## WHAT YOU NEED TO DO
Verbatim output of all the material below is required.
## START COLLECTED MATERIAL
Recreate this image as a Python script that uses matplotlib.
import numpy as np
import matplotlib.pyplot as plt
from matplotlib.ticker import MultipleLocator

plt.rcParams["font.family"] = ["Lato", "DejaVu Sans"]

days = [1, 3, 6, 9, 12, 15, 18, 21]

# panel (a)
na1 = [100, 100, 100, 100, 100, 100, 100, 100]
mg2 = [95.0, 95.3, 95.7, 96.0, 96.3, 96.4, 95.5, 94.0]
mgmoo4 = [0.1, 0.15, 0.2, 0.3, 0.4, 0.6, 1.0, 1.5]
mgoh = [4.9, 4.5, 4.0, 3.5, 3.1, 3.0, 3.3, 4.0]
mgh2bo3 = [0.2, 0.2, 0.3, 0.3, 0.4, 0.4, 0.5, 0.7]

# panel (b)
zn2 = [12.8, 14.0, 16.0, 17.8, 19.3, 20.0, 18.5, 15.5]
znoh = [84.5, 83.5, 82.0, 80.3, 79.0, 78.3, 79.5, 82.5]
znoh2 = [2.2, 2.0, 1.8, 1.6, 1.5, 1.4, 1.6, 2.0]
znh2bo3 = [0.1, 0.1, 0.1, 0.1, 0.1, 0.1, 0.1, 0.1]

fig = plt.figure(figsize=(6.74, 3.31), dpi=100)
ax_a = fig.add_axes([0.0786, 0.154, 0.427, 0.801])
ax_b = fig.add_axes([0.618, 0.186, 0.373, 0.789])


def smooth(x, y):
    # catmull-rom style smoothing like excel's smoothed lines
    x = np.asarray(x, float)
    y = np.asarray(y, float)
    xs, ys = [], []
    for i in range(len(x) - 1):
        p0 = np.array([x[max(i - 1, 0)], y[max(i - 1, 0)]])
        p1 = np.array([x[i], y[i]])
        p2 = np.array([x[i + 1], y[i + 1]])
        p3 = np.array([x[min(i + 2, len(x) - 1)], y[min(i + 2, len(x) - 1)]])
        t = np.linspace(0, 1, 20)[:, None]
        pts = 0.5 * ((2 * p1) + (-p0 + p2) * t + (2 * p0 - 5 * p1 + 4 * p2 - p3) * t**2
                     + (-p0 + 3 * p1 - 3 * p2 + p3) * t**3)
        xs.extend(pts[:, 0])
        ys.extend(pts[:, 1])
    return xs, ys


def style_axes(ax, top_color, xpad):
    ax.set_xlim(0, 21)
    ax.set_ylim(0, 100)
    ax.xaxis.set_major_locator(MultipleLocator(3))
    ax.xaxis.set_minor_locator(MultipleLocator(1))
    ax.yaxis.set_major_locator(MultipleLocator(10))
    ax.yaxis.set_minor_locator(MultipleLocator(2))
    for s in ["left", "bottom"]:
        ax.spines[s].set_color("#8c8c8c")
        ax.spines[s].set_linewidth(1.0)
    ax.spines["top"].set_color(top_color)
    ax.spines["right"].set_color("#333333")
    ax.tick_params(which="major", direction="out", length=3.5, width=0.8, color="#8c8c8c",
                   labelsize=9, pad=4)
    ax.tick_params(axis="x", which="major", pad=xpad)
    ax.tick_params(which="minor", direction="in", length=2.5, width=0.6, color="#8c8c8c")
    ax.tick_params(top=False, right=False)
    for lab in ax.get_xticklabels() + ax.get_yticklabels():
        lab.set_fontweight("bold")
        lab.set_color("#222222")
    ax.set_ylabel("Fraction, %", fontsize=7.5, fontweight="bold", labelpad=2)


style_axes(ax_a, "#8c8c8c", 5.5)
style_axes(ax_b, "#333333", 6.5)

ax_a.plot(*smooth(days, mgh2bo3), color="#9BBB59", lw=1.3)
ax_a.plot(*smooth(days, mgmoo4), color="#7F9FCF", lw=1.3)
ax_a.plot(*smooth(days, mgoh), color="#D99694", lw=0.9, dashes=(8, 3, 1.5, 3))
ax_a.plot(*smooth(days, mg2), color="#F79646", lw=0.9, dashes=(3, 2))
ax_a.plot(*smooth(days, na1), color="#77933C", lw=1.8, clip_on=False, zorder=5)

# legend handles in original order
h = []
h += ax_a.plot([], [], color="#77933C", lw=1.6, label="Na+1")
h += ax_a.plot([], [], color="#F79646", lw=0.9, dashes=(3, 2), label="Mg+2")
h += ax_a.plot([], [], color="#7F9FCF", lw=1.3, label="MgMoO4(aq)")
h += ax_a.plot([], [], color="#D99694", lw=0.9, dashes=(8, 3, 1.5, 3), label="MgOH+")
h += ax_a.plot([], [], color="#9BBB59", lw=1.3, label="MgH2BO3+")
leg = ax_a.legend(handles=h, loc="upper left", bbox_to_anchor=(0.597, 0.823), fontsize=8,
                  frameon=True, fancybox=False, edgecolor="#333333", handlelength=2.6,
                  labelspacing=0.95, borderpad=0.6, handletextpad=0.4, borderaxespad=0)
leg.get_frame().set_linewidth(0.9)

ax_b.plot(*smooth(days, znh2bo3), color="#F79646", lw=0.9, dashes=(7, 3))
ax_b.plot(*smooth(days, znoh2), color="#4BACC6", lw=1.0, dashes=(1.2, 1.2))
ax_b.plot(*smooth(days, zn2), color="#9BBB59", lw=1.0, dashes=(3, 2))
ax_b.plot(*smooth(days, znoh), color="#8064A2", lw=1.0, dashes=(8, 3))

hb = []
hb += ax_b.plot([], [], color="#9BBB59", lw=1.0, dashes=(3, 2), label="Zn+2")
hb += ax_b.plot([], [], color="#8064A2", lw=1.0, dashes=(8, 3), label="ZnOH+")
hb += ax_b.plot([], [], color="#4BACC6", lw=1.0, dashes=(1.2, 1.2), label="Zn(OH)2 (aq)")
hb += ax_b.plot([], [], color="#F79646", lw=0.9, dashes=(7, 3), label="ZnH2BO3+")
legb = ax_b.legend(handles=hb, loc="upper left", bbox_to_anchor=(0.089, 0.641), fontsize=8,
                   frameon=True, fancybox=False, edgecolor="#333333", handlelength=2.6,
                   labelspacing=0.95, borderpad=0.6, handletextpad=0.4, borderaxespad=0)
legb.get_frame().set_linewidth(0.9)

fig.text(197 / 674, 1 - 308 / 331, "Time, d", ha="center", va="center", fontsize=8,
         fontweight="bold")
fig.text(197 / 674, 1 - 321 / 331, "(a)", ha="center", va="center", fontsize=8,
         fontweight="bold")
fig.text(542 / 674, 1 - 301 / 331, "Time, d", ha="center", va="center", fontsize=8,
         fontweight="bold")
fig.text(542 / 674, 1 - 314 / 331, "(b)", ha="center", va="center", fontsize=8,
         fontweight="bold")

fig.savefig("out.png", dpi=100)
## END COLLECTED MATERIAL
## EXERCISE SOLUTION
Recreate this image as a Python script that uses matplotlib.
import numpy as np
import matplotlib.pyplot as plt
from matplotlib.ticker import MultipleLocator

plt.rcParams["font.family"] = ["Lato", "DejaVu Sans"]

days = [1, 3, 6, 9, 12, 15, 18, 21]

# panel (a)
na1 = [100, 100, 100, 100, 100, 100, 100, 100]
mg2 = [95.0, 95.3, 95.7, 96.0, 96.3, 96.4, 95.5, 94.0]
mgmoo4 = [0.1, 0.15, 0.2, 0.3, 0.4, 0.6, 1.0, 1.5]
mgoh = [4.9, 4.5, 4.0, 3.5, 3.1, 3.0, 3.3, 4.0]
mgh2bo3 = [0.2, 0.2, 0.3, 0.3, 0.4, 0.4, 0.5, 0.7]

# panel (b)
zn2 = [12.8, 14.0, 16.0, 17.8, 19.3, 20.0, 18.5, 15.5]
znoh = [84.5, 83.5, 82.0, 80.3, 79.0, 78.3, 79.5, 82.5]
znoh2 = [2.2, 2.0, 1.8, 1.6, 1.5, 1.4, 1.6, 2.0]
znh2bo3 = [0.1, 0.1, 0.1, 0.1, 0.1, 0.1, 0.1, 0.1]

fig = plt.figure(figsize=(6.74, 3.31), dpi=100)
ax_a = fig.add_axes([0.0786, 0.154, 0.427, 0.801])
ax_b = fig.add_axes([0.618, 0.186, 0.373, 0.789])


def smooth(x, y):
    # catmull-rom style smoothing like excel's smoothed lines
    x = np.asarray(x, float)
    y = np.asarray(y, float)
    xs, ys = [], []
    for i in range(len(x) - 1):
        p0 = np.array([x[max(i - 1, 0)], y[max(i - 1, 0)]])
        p1 = np.array([x[i], y[i]])
        p2 = np.array([x[i + 1], y[i + 1]])
        p3 = np.array([x[min(i + 2, len(x) - 1)], y[min(i + 2, len(x) - 1)]])
        t = np.linspace(0, 1, 20)[:, None]
        pts = 0.5 * ((2 * p1) + (-p0 + p2) * t + (2 * p0 - 5 * p1 + 4 * p2 - p3) * t**2
                     + (-p0 + 3 * p1 - 3 * p2 + p3) * t**3)
        xs.extend(pts[:, 0])
        ys.extend(pts[:, 1])
    return xs, ys


def style_axes(ax, top_color, xpad):
    ax.set_xlim(0, 21)
    ax.set_ylim(0, 100)
    ax.xaxis.set_major_locator(MultipleLocator(3))
    ax.xaxis.set_minor_locator(MultipleLocator(1))
    ax.yaxis.set_major_locator(MultipleLocator(10))
    ax.yaxis.set_minor_locator(MultipleLocator(2))
    for s in ["left", "bottom"]:
        ax.spines[s].set_color("#8c8c8c")
        ax.spines[s].set_linewidth(1.0)
    ax.spines["top"].set_color(top_color)
    ax.spines["right"].set_color("#333333")
    ax.tick_params(which="major", direction="out", length=3.5, width=0.8, color="#8c8c8c",
                   labelsize=9, pad=4)
    ax.tick_params(axis="x", which="major", pad=xpad)
    ax.tick_params(which="minor", direction="in", length=2.5, width=0.6, color="#8c8c8c")
    ax.tick_params(top=False, right=False)
    for lab in ax.get_xticklabels() + ax.get_yticklabels():
        lab.set_fontweight("bold")
        lab.set_color("#222222")
    ax.set_ylabel("Fraction, %", fontsize=7.5, fontweight="bold", labelpad=2)


style_axes(ax_a, "#8c8c8c", 5.5)
style_axes(ax_b, "#333333", 6.5)

ax_a.plot(*smooth(days, mgh2bo3), color="#9BBB59", lw=1.3)
ax_a.plot(*smooth(days, mgmoo4), color="#7F9FCF", lw=1.3)
ax_a.plot(*smooth(days, mgoh), color="#D99694", lw=0.9, dashes=(8, 3, 1.5, 3))
ax_a.plot(*smooth(days, mg2), color="#F79646", lw=0.9, dashes=(3, 2))
ax_a.plot(*smooth(days, na1), color="#77933C", lw=1.8, clip_on=False, zorder=5)

# legend handles in original order
h = []
h += ax_a.plot([], [], color="#77933C", lw=1.6, label="Na+1")
h += ax_a.plot([], [], color="#F79646", lw=0.9, dashes=(3, 2), label="Mg+2")
h += ax_a.plot([], [], color="#7F9FCF", lw=1.3, label="MgMoO4(aq)")
h += ax_a.plot([], [], color="#D99694", lw=0.9, dashes=(8, 3, 1.5, 3), label="MgOH+")
h += ax_a.plot([], [], color="#9BBB59", lw=1.3, label="MgH2BO3+")
leg = ax_a.legend(handles=h, loc="upper left", bbox_to_anchor=(0.597, 0.823), fontsize=8,
                  frameon=True, fancybox=False, edgecolor="#333333", handlelength=2.6,
                  labelspacing=0.95, borderpad=0.6, handletextpad=0.4, borderaxespad=0)
leg.get_frame().set_linewidth(0.9)

ax_b.plot(*smooth(days, znh2bo3), color="#F79646", lw=0.9, dashes=(7, 3))
ax_b.plot(*smooth(days, znoh2), color="#4BACC6", lw=1.0, dashes=(1.2, 1.2))
ax_b.plot(*smooth(days, zn2), color="#9BBB59", lw=1.0, dashes=(3, 2))
ax_b.plot(*smooth(days, znoh), color="#8064A2", lw=1.0, dashes=(8, 3))

hb = []
hb += ax_b.plot([], [], color="#9BBB59", lw=1.0, dashes=(3, 2), label="Zn+2")
hb += ax_b.plot([], [], color="#8064A2", lw=1.0, dashes=(8, 3), label="ZnOH+")
hb += ax_b.plot([], [], color="#4BACC6", lw=1.0, dashes=(1.2, 1.2), label="Zn(OH)2 (aq)")
hb += ax_b.plot([], [], color="#F79646", lw=0.9, dashes=(7, 3), label="ZnH2BO3+")
legb = ax_b.legend(handles=hb, loc="upper left", bbox_to_anchor=(0.089, 0.641), fontsize=8,
                   frameon=True, fancybox=False, edgecolor="#333333", handlelength=2.6,
                   labelspacing=0.95, borderpad=0.6, handletextpad=0.4, borderaxespad=0)
legb.get_frame().set_linewidth(0.9)

fig.text(197 / 674, 1 - 308 / 331, "Time, d", ha="center", va="center", fontsize=8,
         fontweight="bold")
fig.text(197 / 674, 1 - 321 / 331, "(a)", ha="center", va="center", fontsize=8,
         fontweight="bold")
fig.text(542 / 674, 1 - 301 / 331, "Time, d", ha="center", va="center", fontsize=8,
         fontweight="bold")
fig.text(542 / 674, 1 - 314 / 331, "(b)", ha="center", va="center", fontsize=8,
         fontweight="bold")

fig.savefig("out.png", dpi=100)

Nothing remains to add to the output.